Ford enjoys the political life and never seems to get enough of it. Aides are forever trying to pull him away from fund raising dinners where he not only downs the rubbery chicken with apparent relish but stays on for the last windy speech as well. When he returned to Michigan last week for a music festival, the youthful audience welcomed him with cheers and leaps that made them seem like the "jumpers" of the Kennedy days.
It was not an easy transition for Fordfrom the amiable disorganization of Congress to the harsh requirements of the presidency. "He has had to change a lot of his habits," says a White House aide. "He realizes that there are so many demands on his time that he has had to become more organized." Assisting the reorganization is his ambitious chief of staff, Donald Rumsfeld, who regulates the flow of people and paper in and out of the Oval Office.

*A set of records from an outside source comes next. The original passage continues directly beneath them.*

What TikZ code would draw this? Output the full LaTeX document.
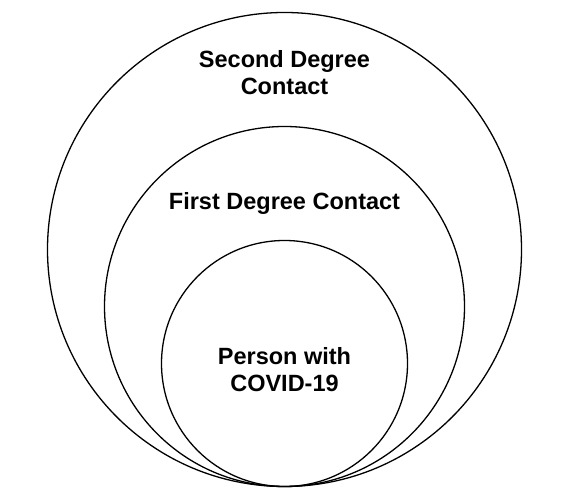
\documentclass[tikz,border=0pt]{standalone}
\usepackage{fontspec}
\setmainfont{Liberation Sans}
\usetikzlibrary{positioning}

\begin{document}
\begin{tikzpicture}[x=1pt, y=1pt, ring/.style={draw, circle, line width=1.3pt, inner sep=0pt}, tag/.style={font=\fontsize{23.5}{27.5}\selectfont\bfseries, align=center, inner sep=0pt}]
    \useasboundingbox (0,0) rectangle (580,497);

    \node[ring, minimum size=474pt] (second) at (284.5,247.5) {};
    \node[ring, minimum size=360pt, anchor=south] (first) at (second.south) {};
    \node[ring, minimum size=246pt, anchor=south] (patient) at (second.south) {};

    \node[tag] (secondtxt) [below=38pt of second.north] {Second Degree\\Contact};
    \node[tag] (firsttxt) [below=66pt of first.north] {First Degree Contact};
    \node[tag] (patienttxt) [below=107pt of patient.north] {Person with\\COVID-19};

\end{tikzpicture}
\end{document}
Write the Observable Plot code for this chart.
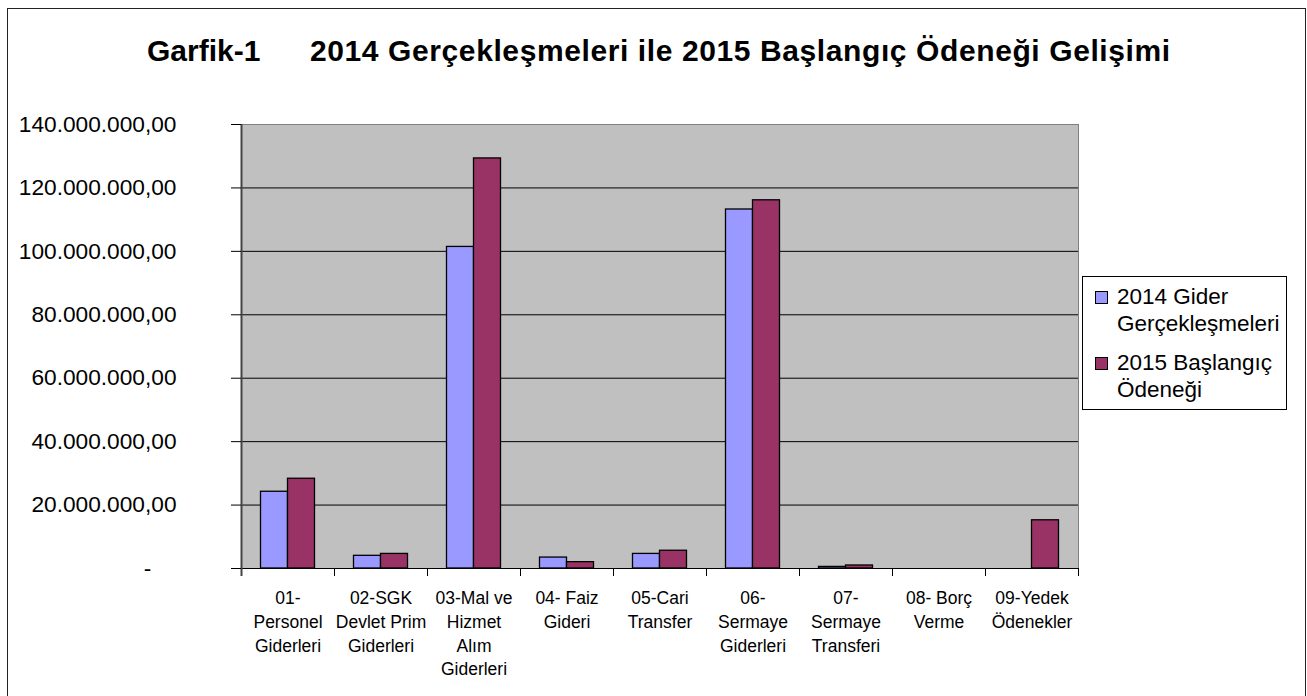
<!DOCTYPE html>
<html>
<head>
<meta charset="utf-8">
<script src="https://cdn.jsdelivr.net/npm/d3@7"></script>
<script src="https://cdn.jsdelivr.net/npm/@observablehq/plot@0.6"></script>
<style>
  body { margin: 0; background: #fff; color: #000; font-family: "Liberation Sans", Arial, sans-serif; }
  #wrap { position: relative; width: 1307px; height: 696px; overflow: hidden; }
  #border { position: absolute; left: 7px; top: 8px; width: 1299px; height: 720px; border: 1.5px solid #222; box-sizing: border-box; }
  #chart { position: absolute; left: 0; top: 0; }
  .title { position: absolute; font-weight: bold; font-size: 30px; line-height: 30px; white-space: nowrap; }
  #legend { position: absolute; left: 1082px; top: 276px; width: 205px; height: 134px; border: 1px solid #000; background: #fff; box-sizing: border-box; }
  .sw { position: absolute; width: 13px; height: 13px; border: 1px solid #000; box-sizing: border-box; }
  .lt { position: absolute; font-size: 22.5px; line-height: 26.7px; width: 170px; }
</style>
</head>
<body>
<div id="wrap">
  <div id="border"></div>
  <div id="chart"></div>
  <div class="title" id="t1" style="left:147px; top:35.5px;"></div>
  <div class="title" id="t2" style="left:310px; top:35.5px; letter-spacing:0.6px;"></div>
  <div id="legend"></div>
</div>
<script>
// ---- data ----
const titleParts = ["Garfik-1", "2014 Gerçekleşmeleri ile 2015 Başlangıç Ödeneği Gelişimi"];
const categories = ["01", "02", "03", "04", "05", "06", "07", "08", "09"];
const categoryLabels = [
  "01-\nPersonel\nGiderleri",
  "02-SGK\nDevlet Prim\nGiderleri",
  "03-Mal ve\nHizmet\nAlım\nGiderleri",
  "04- Faiz\nGideri",
  "05-Cari\nTransfer",
  "06-\nSermaye\nGiderleri",
  "07-\nSermaye\nTransferi",
  "08- Borç\nVerme",
  "09-Yedek\nÖdenekler"
];
const seriesNames = ["2014 Gider Gerçekleşmeleri", "2015 Başlangıç Ödeneği"];
const seriesColors = ["#9999ff", "#993366"];
const values2014 = [24200000, 4000000, 101400000, 3450000, 4600000, 113200000, 500000, 0, 0];
const values2015 = [28300000, 4600000, 129300000, 2000000, 5600000, 116100000, 950000, 0, 15200000];
const yTicks = [0, 20000000, 40000000, 60000000, 80000000, 100000000, 120000000, 140000000];

// ---- build ----
const labelOf = new Map(categories.map((c, i) => [c, categoryLabels[i]]));
const rows2014 = categories.map((c, i) => ({cat: c, value: values2014[i]}));
const rows2015 = categories.map((c, i) => ({cat: c, value: values2015[i]}));

const W = 1307, H = 696, mL = 241, mR = 229, mT = 124, mB = 128;
const bw = (W - mL - mR) / categories.length;
const barW = 27, gap = (bw - 2 * barW) / 2;
const yMax = yTicks[yTicks.length - 1];
const tickVal = yMax * 8 / (H - mT - mB);

const trLocale = d3.formatLocale({decimal: ",", thousands: ".", grouping: [3], currency: ["", ""]});
const fmt = trLocale.format(",.2f");
const yFormat = d => d === 0 ? "-\u00a0\u00a0\u00a0\u00a0" : fmt(d);

const chart = Plot.plot({
  width: W, height: H,
  marginLeft: mL, marginRight: mR, marginTop: mT, marginBottom: mB,
  style: {fontFamily: "'Liberation Sans', Arial, sans-serif", fontSize: "17.5px", background: "transparent", color: "#000"},
  x: {domain: categories, padding: 0, axis: null},
  y: {domain: [0, yMax], axis: null},
  marks: [
    Plot.frame({fill: "#c0c0c0", stroke: "#808080"}),
    Plot.gridY(yTicks.filter(d => d > 0 && d < yMax), {stroke: "#000", strokeOpacity: 1, strokeWidth: 1}),
    Plot.barY(rows2014, {x: "cat", y: "value", fill: seriesColors[0], stroke: "#000", strokeWidth: 1.3, insetLeft: gap, insetRight: gap + barW}),
    Plot.barY(rows2015, {x: "cat", y: "value", fill: seriesColors[1], stroke: "#000", strokeWidth: 1.3, insetLeft: gap + barW, insetRight: gap}),
    Plot.ruleY([0], {stroke: "#000", strokeWidth: 1.2}),
    Plot.ruleX(categories, {x: d => d, dx: -bw / 2, y1: -tickVal, y2: 0, stroke: "#000"}),
    Plot.ruleX([categories[categories.length - 1]], {x: d => d, dx: bw / 2, y1: -tickVal, y2: 0, stroke: "#000"}),
    Plot.ruleX([categories[0]], {x: d => d, dx: -bw / 2, y1: -tickVal, y2: yMax, stroke: "#444", strokeWidth: 2}),
    Plot.axisY(yTicks, {tickSize: 10, tickPadding: 55, fontSize: 22.7, tickFormat: yFormat, stroke: "#000", fill: "#000", label: null}),
    Plot.text(categories, {x: d => d, y: 0, text: d => labelOf.get(d), lineAnchor: "top", dy: 19, fontSize: 17.5, lineHeight: 1.35, fill: "#000"})
  ]
});
document.getElementById("chart").appendChild(chart);

document.getElementById("t1").textContent = titleParts[0];
document.getElementById("t2").textContent = titleParts[1];

const legend = document.getElementById("legend");
seriesNames.forEach((name, i) => {
  const sw = document.createElement("div");
  sw.className = "sw";
  sw.style.left = (1095 - 1083) + "px";
  sw.style.top = (290.5 - 277 + i * 66) + "px";
  sw.style.background = seriesColors[i];
  legend.appendChild(sw);
  const t = document.createElement("div");
  t.className = "lt";
  t.style.left = (1117 - 1083) + "px";
  t.style.top = (283.9 - 277 + i * 66) + "px";
  t.textContent = name;
  legend.appendChild(t);
});
</script>
</body>
</html>
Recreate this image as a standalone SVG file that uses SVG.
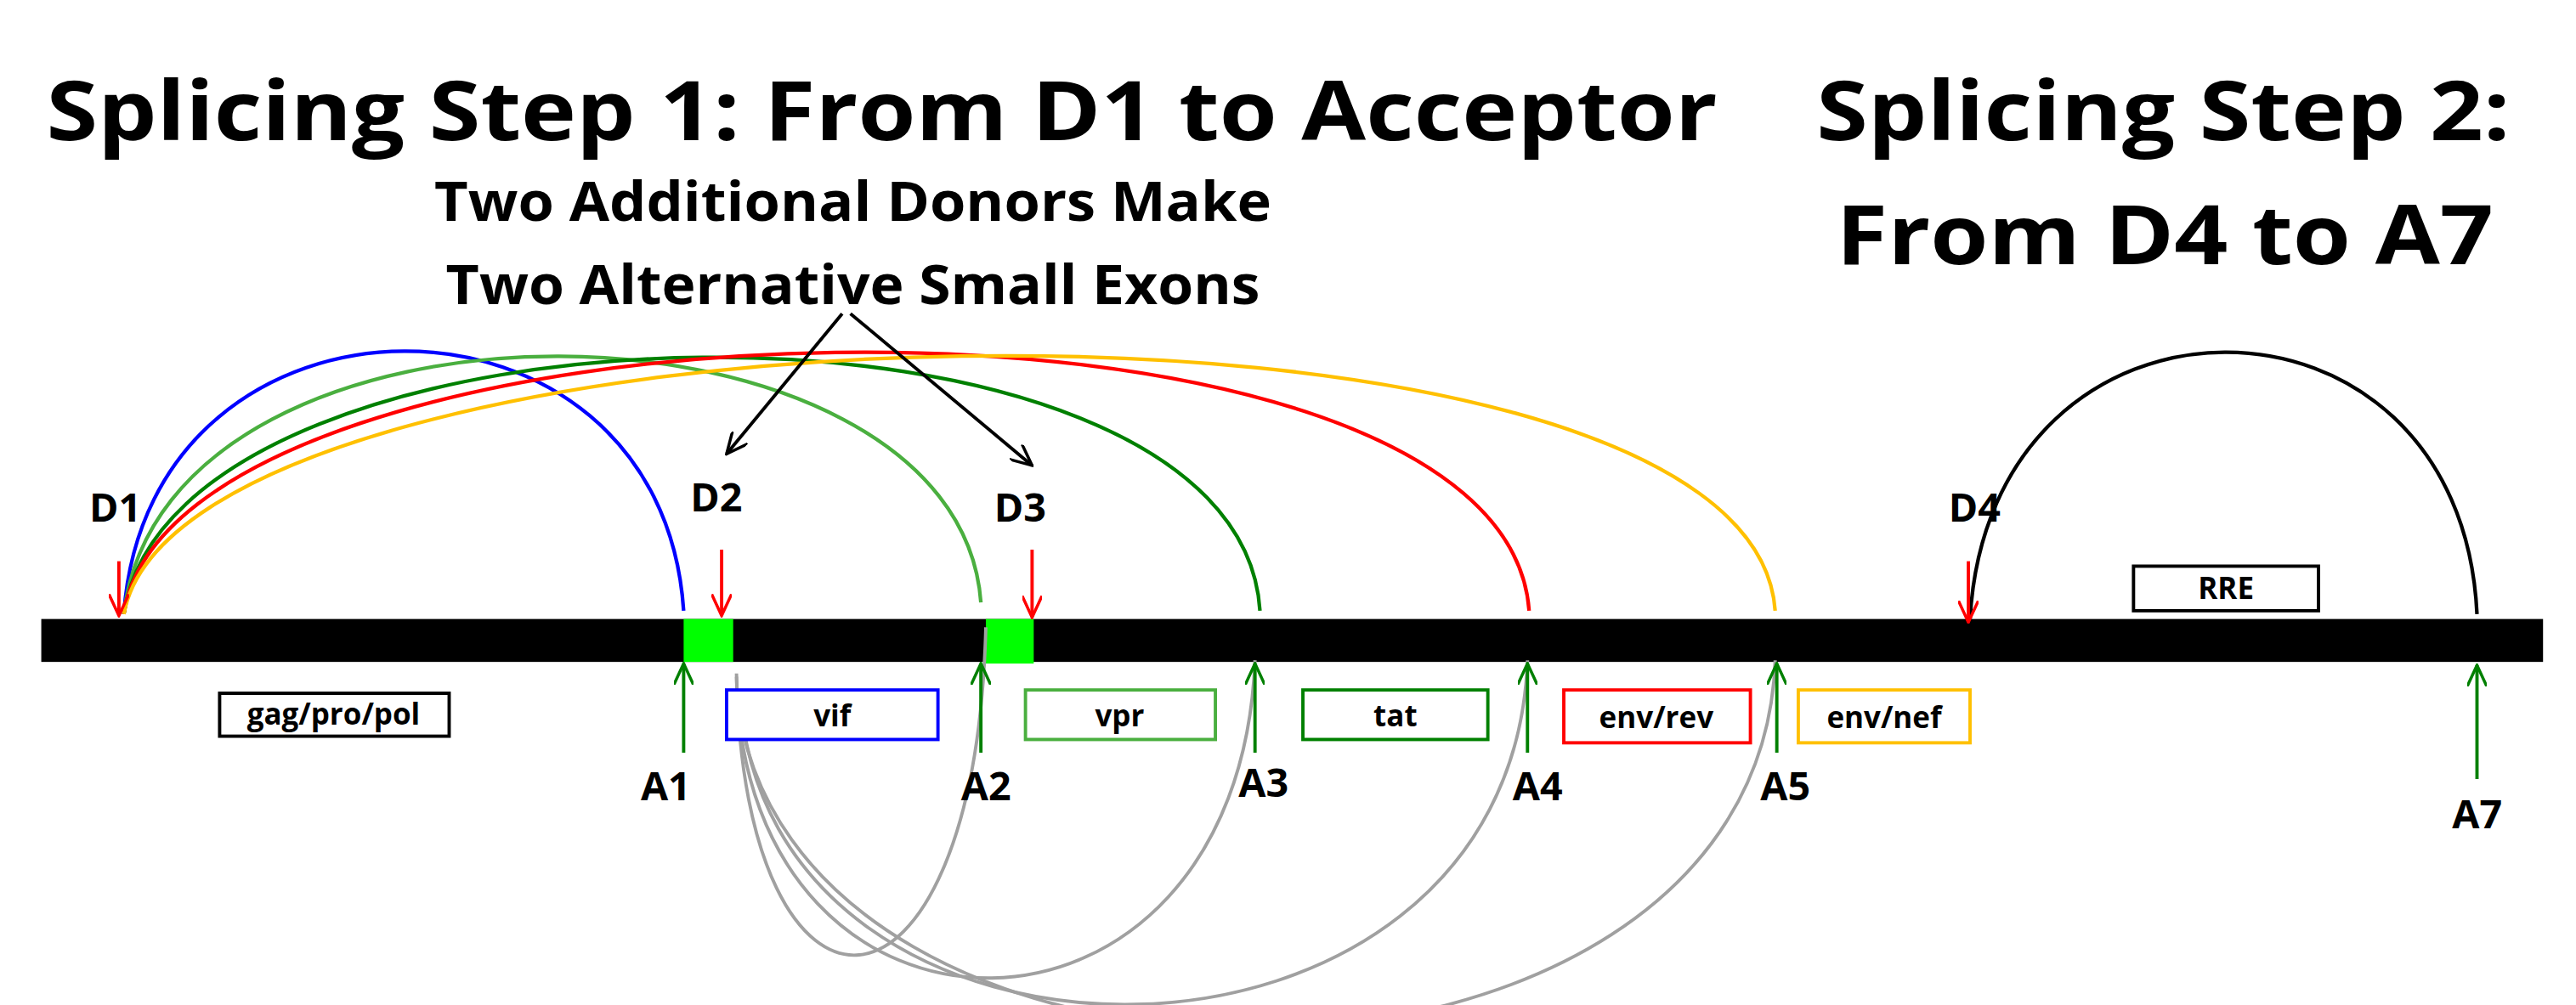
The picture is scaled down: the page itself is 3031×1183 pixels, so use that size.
<svg xmlns="http://www.w3.org/2000/svg" width="3031" height="1183" viewBox="0 0 3031 1183">
<defs>
<marker id="ar" viewBox="0 0 14 12" refX="13" refY="6" markerWidth="14" markerHeight="12" markerUnits="userSpaceOnUse" orient="auto"><path d="M0,0 L13,6 L0,12" fill="none" stroke="context-stroke" stroke-width="1.8"/></marker>
<style>
text{font-family:"Open Sans","Liberation Sans",sans-serif;font-weight:bold;fill:#000}
.t1{font-size:50px}
.t2{font-size:33px}
.lb{font-size:24px}
.bx{font-size:18px;text-anchor:middle}
.arc{fill:none;stroke-width:2.2}
.box{fill:#fff;stroke-width:2}
.don{stroke:#f00;stroke-width:2;fill:none}
.acc{stroke:#008000;stroke-width:2;fill:none}
.gr{fill:none;stroke:#a0a0a0;stroke-width:2}
</style>
</defs>
<rect width="3031" height="1183" fill="#fff"/>
<g transform="scale(1.943)">
<g id="titles">
<text class="t1" x="28" y="85" textLength="1012" lengthAdjust="spacingAndGlyphs">Splicing Step 1: From D1 to Acceptor</text>
<text class="t1" x="1100" y="85" textLength="420" lengthAdjust="spacingAndGlyphs">Splicing Step 2:</text>
<text class="t1" x="1112" y="160" textLength="398" lengthAdjust="spacingAndGlyphs">From D4 to A7</text>
<text class="t2" x="263" y="134" textLength="507" lengthAdjust="spacingAndGlyphs">Two Additional Donors Make</text>
<text class="t2" x="270" y="184" textLength="493" lengthAdjust="spacingAndGlyphs">Two Alternative Small Exons</text>
</g>
<g id="bar">
<rect x="25" y="375" width="1515" height="26" fill="#000"/>
<rect x="414" y="375" width="30" height="26" fill="#00ff00"/>
<rect x="597" y="375" width="29" height="27" fill="#00ff00"/>
</g>
<g id="connectors">
<path class="arc" stroke="#0000ff" d="M75,372 C90,160 400,160 414,370"/>
<path class="arc" stroke="#4aaf3f" d="M75,372 C100,160 580,170 594,365"/>
<path class="arc" stroke="#008000" d="M75,372 C105,170 750,160 763,370"/>
<path class="arc" stroke="#ff0000" d="M75,372 C105,172 910,150 926,370"/>
<path class="arc" stroke="#ffc000" d="M75,372 C110,178 1060,150 1075,370"/>
<path class="arc" stroke="#000" d="M1193,375 C1205,160 1490,160 1500,372"/>
<path class="gr" d="M446,408 C450,640 590,640 597,380"/>
<path class="gr" d="M446,410 C450,655 750,655 760,400"/>
<path class="gr" d="M448,418 C460,675 915,675 925,400"/>
<path class="gr" d="M446,418 C470,695 1065,695 1075,400"/>
<line x1="510" y1="190" x2="440" y2="275" stroke="#000" stroke-width="2" marker-end="url(#ar)"/>
<line x1="515" y1="190" x2="625" y2="282" stroke="#000" stroke-width="2" marker-end="url(#ar)"/>
<line class="don" x1="72" y1="340" x2="72" y2="373" marker-end="url(#ar)"/>
<line class="don" x1="437" y1="333" x2="437" y2="373" marker-end="url(#ar)"/>
<line class="don" x1="625" y1="333" x2="625" y2="374" marker-end="url(#ar)"/>
<line class="don" x1="1192" y1="340" x2="1192" y2="377" marker-end="url(#ar)"/>
<line class="acc" x1="414" y1="456" x2="414" y2="402" marker-end="url(#ar)"/>
<line class="acc" x1="594" y1="456" x2="594" y2="402" marker-end="url(#ar)"/>
<line class="acc" x1="760" y1="456" x2="760" y2="402" marker-end="url(#ar)"/>
<line class="acc" x1="925" y1="456" x2="925" y2="402" marker-end="url(#ar)"/>
<line class="acc" x1="1076" y1="456" x2="1076" y2="402" marker-end="url(#ar)"/>
<line class="acc" x1="1500" y1="472" x2="1500" y2="403" marker-end="url(#ar)"/>
</g>
<g id="labels">
<text class="lb" x="54" y="316">D1</text>
<text class="lb" x="418" y="310">D2</text>
<text class="lb" x="602" y="316">D3</text>
<text class="lb" x="1180" y="316">D4</text>
<text class="lb" x="388" y="485">A1</text>
<text class="lb" x="582" y="485">A2</text>
<text class="lb" x="750" y="483">A3</text>
<text class="lb" x="916" y="485">A4</text>
<text class="lb" x="1066" y="485">A5</text>
<text class="lb" x="1485" y="502">A7</text>
</g>
<g id="gag"><rect class="box" x="133" y="420" width="139" height="26" stroke="#000"/><text class="bx" x="202" y="439">gag/pro/pol</text></g>
<g id="vif"><rect class="box" x="440" y="418" width="128" height="30" stroke="#0000ff"/><text class="bx" x="504" y="440">vif</text></g>
<g id="vpr"><rect class="box" x="621" y="418" width="115" height="30" stroke="#4aaf3f"/><text class="bx" x="678" y="440">vpr</text></g>
<g id="tat"><rect class="box" x="789" y="418" width="112" height="30" stroke="#008000"/><text class="bx" x="845" y="440">tat</text></g>
<g id="envrev"><rect class="box" x="947" y="418" width="113" height="32" stroke="#ff0000"/><text class="bx" x="1003" y="441">env/rev</text></g>
<g id="envnef"><rect class="box" x="1089" y="418" width="104" height="32" stroke="#ffc000"/><text class="bx" x="1141" y="441">env/nef</text></g>
<g id="rre"><rect class="box" x="1292" y="343" width="112" height="27" stroke="#000"/><text class="bx" x="1348" y="363">RRE</text></g>
</g>
</svg>
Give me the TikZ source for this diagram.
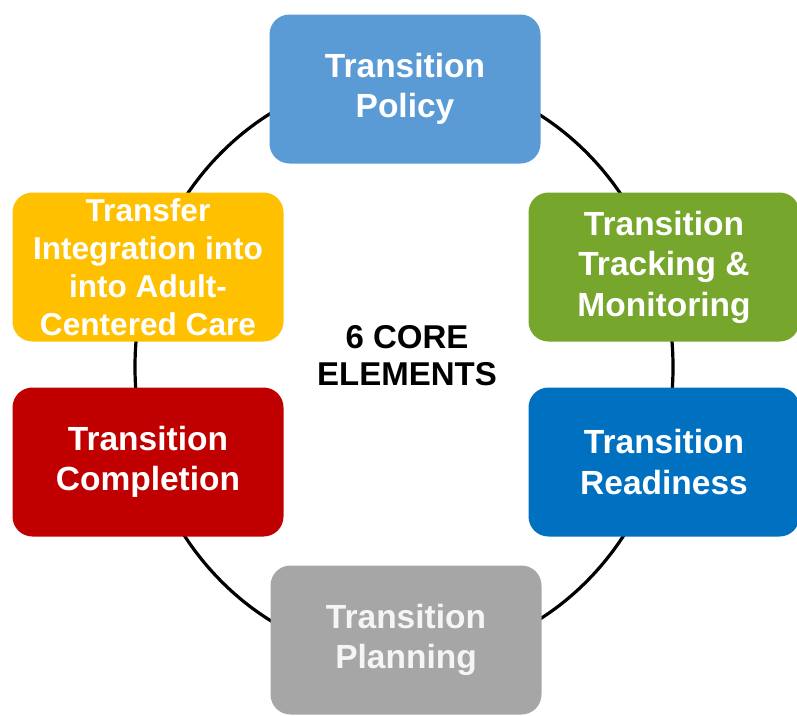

When Ford first took over, he was often content to have verbal reports on critical matters. Now he wants them on paper so that he can scrutinize them with care.
Ford signals the beginning of a meeting by lighting his pipe and waving it. If a speaker wanders off the subject or takes too long, the President is apt to start fidgeting with his telltale pipe or ask somebody else for his opinion. "He is never rude," says a White House aide, "but he makes things move. He has not lost his human touch, though there is a sharper edge."
James Lynn, director of the Office of Management and Budget, gives the President credit for bringing fresh ideas to almost any subject. "In meeting after meeting," says Lynn, "he comes up with an amended option that improves our position. I say that with some chagrin because I've got an ego of my own, and after my office puts in literally hundreds of hours of work on these things, I feel a certain dismay that he has brought up something we did not think of."
In the interest of a free and open exchange of ideas, Ford has assembled one of the most impressive Cabinets in recent history. All of its members have had distinguished careers in their respective fields, and five of them hold doctorates. Attorney General Edward Levi, formerly president of the University of Chicago, is rebuilding the Justice Department that was so badly compromised during the Nixon years. Secretary of Labor John Dunlop, a former economics professor and dean at Harvard, has made a specialty of union negotiations. F. David Mathews, Ford's nominee for Secretary of Health, Education and Welfare, was president of the University of Alabama for six years. And Henry Kissinger and Secretary of Defense James Schlesinger, both inherited from Nixon, remain the Cabinet's heavyweights.